Wednesday, October 26, 2005

Silent hope

On Tuesday, August 30 Zimbabwe's parliament passed the controversial 17th Amendment bill amidst cries that the bill's passage would be our nation's undoing. Needless to say, the bills passage spawned off deeper levels of hopelesness; Zimbabwe was set to become Mugabe's totalitarian domain. One could say we the people had lost all hope when Constitutional Amendment No. 17 was rushed upon us.
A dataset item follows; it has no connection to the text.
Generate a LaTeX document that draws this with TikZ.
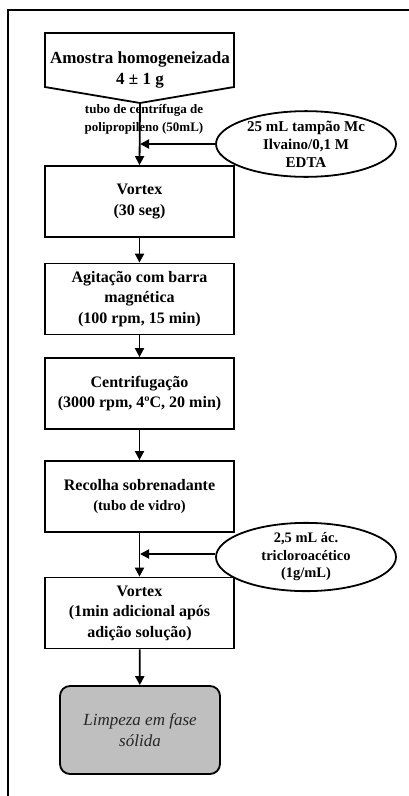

Ironically, one of the bills main provisions has become the improbable harbinger of a silent hope for Zimbabwe's hard pressed citizenry.

The overbearing legislation set out to limit the movements of citizens deemed hostile to national security, protect the government from domestic litigation over their botched land reform, and reinvoke an upper house or senate. The latter has been the impetus behind the silent hope of which I speak, and it might well be avenue that ushers in our realization of said hope. Let me explain.

It became clear during the three years leading up to 1999 that Zimbabweans are on a quest to replace the iron hand rule of ZANU-PF. In 1998 a three day nationwide strike ground the nation to halt. Shortly thereafter the liberation war vets, feeling the pinch of a weakening economy, threatened to retrieve their arms if their lives weren't improved. At the next opportunity we got to express distaste of the government i.e. the constitutional amendment referundum, we did so rejecting the ZANU-PF propagated amendments. And when the 2000 parliamentaries rolled around, we did the same handing the MDC close to half the seats--a first in Zimbabwe's history. This feeling of resentment hasn't disappeared since. It may have ebbed and may have been placated by ZANU's devious favors, but make no mistake we the people want different leadership.

In just a matter of weeks, on November 26 we the people will have another opportunity to speak up when we elect representatives for senate. Our hope is manifest in the 26 MDC candidates who've filed their papers for the elections. In them we find an alternative. In them is our opportunity to express what we've been saying an feeling for the past ten years. They are the symbols of our silent hope to oust the Mugabe regime.

Unwilling and unknowingly ZANU-PF has given us reason to hope.